In the material below, please retype the lines from the very first through the one with "import * as", exactly and without pictures.

═════ SOURCE DATA

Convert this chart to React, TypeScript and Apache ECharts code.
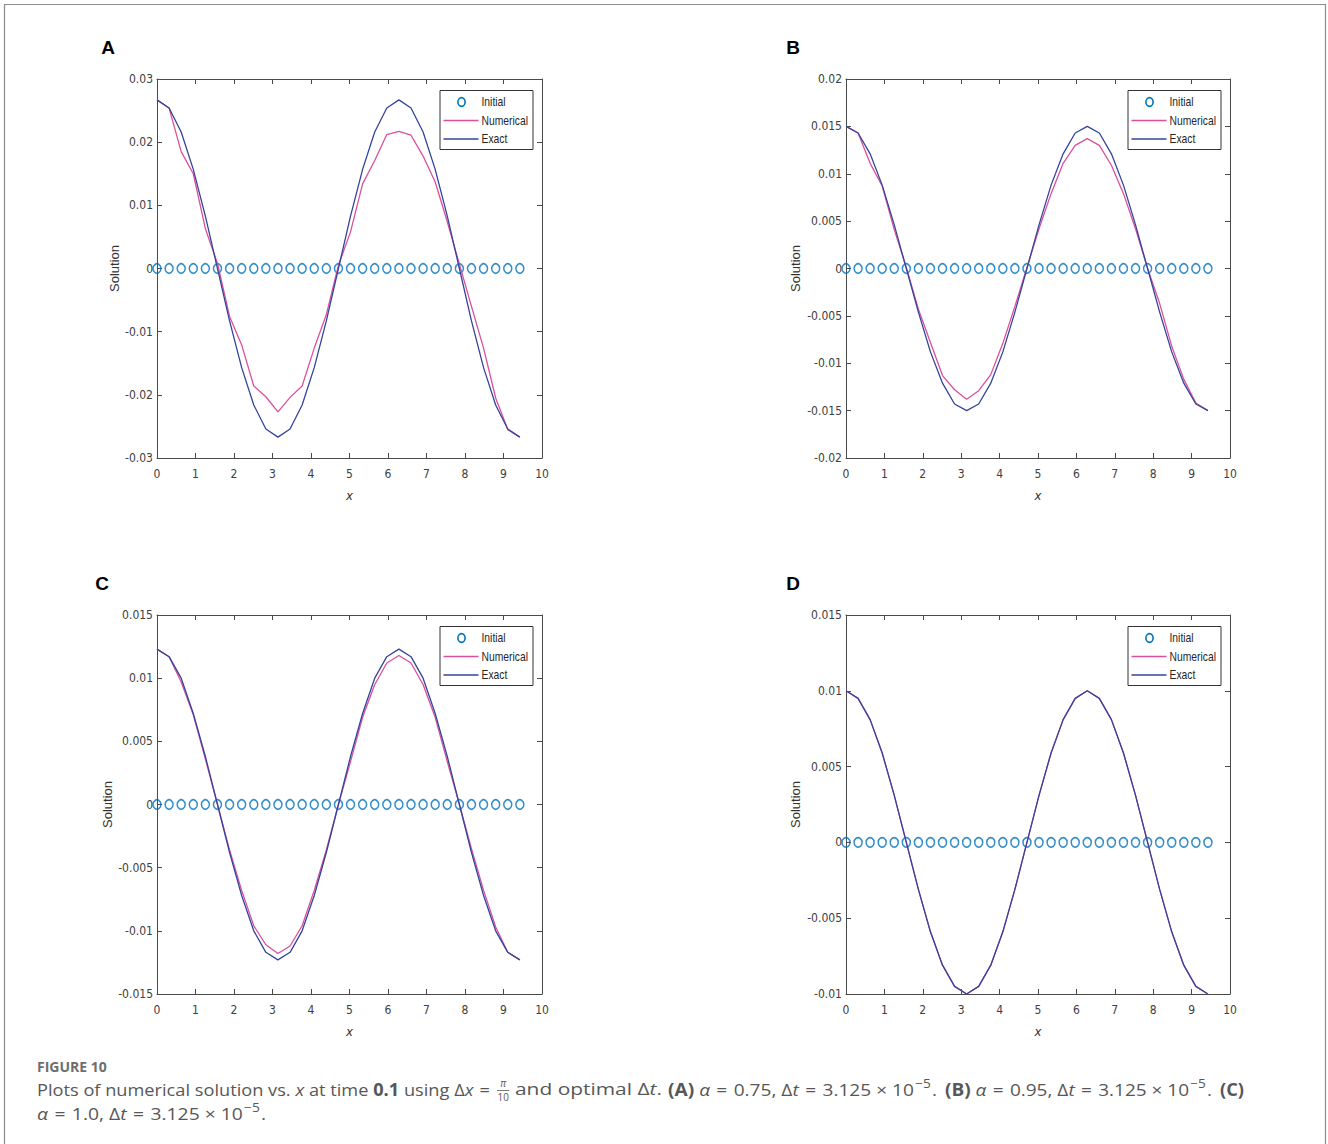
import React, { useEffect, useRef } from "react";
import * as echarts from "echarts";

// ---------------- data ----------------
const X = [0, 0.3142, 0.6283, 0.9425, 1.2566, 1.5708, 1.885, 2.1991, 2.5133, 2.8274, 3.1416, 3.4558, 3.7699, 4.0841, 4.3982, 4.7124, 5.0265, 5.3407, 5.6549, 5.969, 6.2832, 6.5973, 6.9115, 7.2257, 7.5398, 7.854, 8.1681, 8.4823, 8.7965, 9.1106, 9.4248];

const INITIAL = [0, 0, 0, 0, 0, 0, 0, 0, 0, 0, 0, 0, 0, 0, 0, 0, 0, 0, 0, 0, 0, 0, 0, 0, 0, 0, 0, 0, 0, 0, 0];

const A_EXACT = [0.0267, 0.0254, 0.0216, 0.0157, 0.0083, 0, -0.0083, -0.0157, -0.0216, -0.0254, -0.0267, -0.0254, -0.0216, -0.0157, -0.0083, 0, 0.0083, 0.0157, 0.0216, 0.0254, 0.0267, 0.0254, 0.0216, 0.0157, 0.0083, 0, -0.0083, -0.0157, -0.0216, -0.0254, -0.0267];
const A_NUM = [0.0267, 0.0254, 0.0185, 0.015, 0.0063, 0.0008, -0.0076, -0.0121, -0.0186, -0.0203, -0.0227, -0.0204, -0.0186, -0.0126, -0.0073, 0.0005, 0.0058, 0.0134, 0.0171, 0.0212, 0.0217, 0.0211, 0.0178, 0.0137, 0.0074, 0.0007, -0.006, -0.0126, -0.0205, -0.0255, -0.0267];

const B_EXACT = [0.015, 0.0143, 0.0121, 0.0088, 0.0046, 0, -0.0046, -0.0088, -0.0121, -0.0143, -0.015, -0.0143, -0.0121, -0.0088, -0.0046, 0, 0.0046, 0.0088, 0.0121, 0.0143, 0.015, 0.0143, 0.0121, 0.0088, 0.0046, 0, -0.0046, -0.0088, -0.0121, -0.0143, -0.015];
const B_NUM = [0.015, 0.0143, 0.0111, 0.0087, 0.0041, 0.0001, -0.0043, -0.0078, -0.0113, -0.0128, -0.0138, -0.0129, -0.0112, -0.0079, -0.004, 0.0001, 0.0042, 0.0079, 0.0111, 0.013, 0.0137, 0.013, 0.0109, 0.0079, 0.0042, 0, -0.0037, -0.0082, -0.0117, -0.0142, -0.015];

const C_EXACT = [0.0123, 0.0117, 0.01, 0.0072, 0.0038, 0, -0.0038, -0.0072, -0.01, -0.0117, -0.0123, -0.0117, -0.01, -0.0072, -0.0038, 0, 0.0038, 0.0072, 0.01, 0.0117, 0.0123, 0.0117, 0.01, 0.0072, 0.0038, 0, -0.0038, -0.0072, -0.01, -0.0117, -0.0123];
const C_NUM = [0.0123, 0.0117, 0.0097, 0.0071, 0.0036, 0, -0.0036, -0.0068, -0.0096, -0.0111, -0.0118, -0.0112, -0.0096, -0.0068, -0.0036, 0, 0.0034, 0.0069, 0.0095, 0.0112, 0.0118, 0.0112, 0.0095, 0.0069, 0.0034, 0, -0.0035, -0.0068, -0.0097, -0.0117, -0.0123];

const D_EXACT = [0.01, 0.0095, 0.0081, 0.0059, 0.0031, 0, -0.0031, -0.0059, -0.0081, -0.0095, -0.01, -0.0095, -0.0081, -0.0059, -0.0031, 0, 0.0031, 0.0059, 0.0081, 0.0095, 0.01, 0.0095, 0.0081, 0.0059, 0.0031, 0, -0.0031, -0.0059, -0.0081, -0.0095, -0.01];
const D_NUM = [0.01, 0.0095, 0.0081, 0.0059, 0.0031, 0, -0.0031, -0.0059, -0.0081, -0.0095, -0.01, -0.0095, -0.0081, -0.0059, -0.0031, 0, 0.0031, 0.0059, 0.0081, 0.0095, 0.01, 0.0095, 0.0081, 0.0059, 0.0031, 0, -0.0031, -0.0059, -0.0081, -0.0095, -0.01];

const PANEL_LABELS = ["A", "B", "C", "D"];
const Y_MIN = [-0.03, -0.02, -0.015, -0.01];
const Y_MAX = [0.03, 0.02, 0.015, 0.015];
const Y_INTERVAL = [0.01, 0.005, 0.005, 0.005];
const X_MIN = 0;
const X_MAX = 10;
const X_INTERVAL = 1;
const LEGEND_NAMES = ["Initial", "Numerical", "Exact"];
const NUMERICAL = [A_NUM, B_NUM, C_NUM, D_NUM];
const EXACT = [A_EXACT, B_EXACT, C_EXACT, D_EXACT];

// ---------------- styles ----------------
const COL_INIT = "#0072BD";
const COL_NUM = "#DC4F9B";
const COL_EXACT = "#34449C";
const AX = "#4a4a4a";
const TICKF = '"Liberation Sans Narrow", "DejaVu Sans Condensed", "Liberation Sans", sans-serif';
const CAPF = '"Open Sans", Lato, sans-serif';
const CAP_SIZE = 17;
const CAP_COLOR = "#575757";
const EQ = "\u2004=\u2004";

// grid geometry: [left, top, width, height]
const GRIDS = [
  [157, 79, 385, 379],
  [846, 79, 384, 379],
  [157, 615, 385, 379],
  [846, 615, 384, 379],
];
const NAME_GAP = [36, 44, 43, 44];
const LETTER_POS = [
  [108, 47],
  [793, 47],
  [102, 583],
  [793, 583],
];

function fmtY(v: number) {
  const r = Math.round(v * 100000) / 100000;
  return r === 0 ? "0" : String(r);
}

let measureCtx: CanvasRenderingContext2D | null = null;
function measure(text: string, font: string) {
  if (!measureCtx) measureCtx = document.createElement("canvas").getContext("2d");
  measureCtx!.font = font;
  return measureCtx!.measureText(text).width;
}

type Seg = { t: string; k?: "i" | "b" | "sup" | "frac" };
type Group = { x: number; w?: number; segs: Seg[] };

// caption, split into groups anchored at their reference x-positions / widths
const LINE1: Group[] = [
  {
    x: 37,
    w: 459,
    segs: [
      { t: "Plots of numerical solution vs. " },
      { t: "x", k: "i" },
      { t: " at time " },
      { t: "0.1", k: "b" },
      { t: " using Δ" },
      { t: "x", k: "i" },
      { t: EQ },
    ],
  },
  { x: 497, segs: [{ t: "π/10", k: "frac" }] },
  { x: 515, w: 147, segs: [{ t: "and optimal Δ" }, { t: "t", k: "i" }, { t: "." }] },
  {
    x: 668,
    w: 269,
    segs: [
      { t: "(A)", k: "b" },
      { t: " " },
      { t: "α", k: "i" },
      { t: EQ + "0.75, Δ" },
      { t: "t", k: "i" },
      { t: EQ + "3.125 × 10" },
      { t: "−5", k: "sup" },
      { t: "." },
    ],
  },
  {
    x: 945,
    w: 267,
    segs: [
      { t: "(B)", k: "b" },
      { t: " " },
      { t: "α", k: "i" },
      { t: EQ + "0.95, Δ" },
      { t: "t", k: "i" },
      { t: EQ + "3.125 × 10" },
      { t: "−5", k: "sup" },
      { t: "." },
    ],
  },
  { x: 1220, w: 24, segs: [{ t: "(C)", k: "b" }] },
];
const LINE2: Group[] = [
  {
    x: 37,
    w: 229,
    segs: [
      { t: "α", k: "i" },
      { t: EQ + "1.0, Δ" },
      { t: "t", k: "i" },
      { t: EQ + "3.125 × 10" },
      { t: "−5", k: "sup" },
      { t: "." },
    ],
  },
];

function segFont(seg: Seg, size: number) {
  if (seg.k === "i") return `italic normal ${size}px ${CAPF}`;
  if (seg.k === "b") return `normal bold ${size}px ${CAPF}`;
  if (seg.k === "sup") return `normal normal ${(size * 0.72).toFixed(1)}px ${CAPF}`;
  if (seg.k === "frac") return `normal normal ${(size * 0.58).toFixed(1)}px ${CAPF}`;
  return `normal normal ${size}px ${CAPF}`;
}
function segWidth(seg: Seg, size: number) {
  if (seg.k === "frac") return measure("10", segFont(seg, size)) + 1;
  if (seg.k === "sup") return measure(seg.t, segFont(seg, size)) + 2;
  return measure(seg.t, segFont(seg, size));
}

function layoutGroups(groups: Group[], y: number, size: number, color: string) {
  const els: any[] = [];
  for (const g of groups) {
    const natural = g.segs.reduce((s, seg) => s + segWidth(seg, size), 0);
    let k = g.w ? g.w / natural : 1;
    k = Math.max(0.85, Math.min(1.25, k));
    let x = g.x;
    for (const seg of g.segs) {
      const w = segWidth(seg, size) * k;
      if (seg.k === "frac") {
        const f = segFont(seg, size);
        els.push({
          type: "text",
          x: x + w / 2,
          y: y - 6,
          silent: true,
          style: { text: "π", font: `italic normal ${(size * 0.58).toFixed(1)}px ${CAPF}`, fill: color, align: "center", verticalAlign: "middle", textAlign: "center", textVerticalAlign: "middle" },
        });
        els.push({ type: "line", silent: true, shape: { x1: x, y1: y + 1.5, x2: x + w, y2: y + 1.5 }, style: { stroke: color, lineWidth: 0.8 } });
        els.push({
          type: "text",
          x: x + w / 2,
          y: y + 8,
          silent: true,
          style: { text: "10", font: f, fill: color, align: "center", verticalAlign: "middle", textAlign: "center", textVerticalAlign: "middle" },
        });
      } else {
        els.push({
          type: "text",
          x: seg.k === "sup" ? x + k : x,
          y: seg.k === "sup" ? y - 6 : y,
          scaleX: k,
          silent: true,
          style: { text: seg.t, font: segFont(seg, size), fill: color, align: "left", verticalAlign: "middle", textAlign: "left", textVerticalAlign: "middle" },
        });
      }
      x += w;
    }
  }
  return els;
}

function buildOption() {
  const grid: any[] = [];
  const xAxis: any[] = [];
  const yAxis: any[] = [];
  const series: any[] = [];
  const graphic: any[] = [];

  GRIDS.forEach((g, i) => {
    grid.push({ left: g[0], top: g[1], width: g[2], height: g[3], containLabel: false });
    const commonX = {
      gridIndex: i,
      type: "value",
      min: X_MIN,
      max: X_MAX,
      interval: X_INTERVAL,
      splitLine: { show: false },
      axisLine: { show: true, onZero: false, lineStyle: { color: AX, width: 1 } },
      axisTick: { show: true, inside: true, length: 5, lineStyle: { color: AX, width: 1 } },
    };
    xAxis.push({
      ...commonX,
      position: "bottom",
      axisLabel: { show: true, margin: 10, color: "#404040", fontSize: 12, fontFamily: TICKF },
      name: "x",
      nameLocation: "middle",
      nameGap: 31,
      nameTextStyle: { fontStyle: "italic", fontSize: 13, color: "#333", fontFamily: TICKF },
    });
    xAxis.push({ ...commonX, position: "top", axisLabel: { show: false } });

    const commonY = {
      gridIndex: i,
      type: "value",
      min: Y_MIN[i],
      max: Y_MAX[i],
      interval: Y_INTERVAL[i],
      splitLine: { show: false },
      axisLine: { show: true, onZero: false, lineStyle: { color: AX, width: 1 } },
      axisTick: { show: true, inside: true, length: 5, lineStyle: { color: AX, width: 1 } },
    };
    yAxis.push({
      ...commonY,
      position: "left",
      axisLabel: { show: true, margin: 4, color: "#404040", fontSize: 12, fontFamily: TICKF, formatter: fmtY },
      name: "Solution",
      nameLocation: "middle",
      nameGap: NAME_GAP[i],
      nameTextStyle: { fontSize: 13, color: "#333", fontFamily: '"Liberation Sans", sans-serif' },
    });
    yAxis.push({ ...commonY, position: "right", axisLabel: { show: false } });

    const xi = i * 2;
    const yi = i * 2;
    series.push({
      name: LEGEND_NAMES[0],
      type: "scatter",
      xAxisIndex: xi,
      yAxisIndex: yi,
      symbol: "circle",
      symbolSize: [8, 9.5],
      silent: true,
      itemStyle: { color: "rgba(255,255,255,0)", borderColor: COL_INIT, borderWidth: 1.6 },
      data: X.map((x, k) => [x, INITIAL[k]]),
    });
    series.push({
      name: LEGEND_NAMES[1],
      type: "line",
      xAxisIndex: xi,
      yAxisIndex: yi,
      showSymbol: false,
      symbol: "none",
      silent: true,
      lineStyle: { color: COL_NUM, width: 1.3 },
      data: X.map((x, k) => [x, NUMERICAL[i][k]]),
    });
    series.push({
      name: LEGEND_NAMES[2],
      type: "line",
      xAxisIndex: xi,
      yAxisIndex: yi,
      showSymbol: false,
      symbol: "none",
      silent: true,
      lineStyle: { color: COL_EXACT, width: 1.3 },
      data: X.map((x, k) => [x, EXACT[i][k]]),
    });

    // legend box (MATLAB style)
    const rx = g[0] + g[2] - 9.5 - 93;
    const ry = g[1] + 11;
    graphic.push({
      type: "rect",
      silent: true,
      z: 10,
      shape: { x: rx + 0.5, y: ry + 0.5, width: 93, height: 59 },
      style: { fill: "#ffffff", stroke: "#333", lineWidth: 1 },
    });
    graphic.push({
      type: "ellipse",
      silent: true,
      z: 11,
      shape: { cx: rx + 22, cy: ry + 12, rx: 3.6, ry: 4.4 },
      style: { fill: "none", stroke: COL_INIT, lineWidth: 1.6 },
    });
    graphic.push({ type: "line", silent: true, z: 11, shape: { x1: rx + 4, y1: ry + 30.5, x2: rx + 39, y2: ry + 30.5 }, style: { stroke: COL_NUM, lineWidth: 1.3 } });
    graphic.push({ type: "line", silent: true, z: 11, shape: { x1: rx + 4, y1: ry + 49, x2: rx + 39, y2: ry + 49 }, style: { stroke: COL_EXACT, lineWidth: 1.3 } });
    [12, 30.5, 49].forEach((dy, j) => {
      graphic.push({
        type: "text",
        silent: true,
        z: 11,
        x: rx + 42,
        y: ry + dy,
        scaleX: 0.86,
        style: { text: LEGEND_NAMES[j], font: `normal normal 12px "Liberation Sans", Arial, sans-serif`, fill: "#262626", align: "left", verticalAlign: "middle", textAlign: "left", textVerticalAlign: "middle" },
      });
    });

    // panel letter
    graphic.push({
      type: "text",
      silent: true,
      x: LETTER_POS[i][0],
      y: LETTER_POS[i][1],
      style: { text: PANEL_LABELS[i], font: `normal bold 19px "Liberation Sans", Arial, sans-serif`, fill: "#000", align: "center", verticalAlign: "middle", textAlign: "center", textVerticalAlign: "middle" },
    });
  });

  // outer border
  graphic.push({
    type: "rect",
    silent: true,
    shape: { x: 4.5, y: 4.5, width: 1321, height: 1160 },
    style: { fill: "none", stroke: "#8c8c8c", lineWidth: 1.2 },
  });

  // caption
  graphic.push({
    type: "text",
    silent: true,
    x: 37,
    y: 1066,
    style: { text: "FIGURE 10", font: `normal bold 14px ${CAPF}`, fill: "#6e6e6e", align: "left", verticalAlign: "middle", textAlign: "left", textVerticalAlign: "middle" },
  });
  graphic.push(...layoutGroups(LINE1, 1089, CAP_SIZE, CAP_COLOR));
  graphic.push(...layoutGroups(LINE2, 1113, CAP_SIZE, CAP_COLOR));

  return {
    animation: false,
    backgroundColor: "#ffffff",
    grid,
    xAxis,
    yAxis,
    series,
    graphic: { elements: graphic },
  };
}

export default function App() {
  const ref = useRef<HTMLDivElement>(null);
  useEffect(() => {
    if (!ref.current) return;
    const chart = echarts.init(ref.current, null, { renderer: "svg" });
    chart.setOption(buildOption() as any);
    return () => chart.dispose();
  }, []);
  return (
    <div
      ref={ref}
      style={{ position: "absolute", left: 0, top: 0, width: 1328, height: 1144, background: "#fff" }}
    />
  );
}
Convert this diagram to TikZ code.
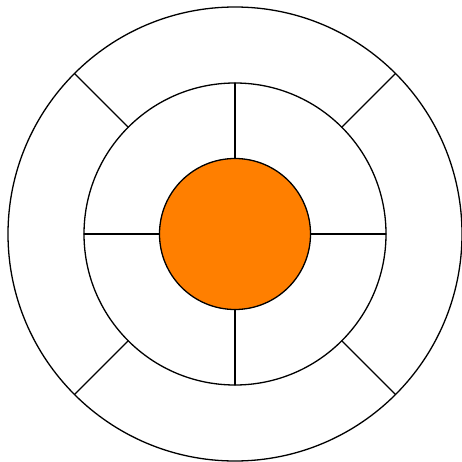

══════════

**RESPONSE**
Convert this chart to React, TypeScript and Apache ECharts code.
import React, { useEffect, useRef } from "react";
import * as echarts from "echarts";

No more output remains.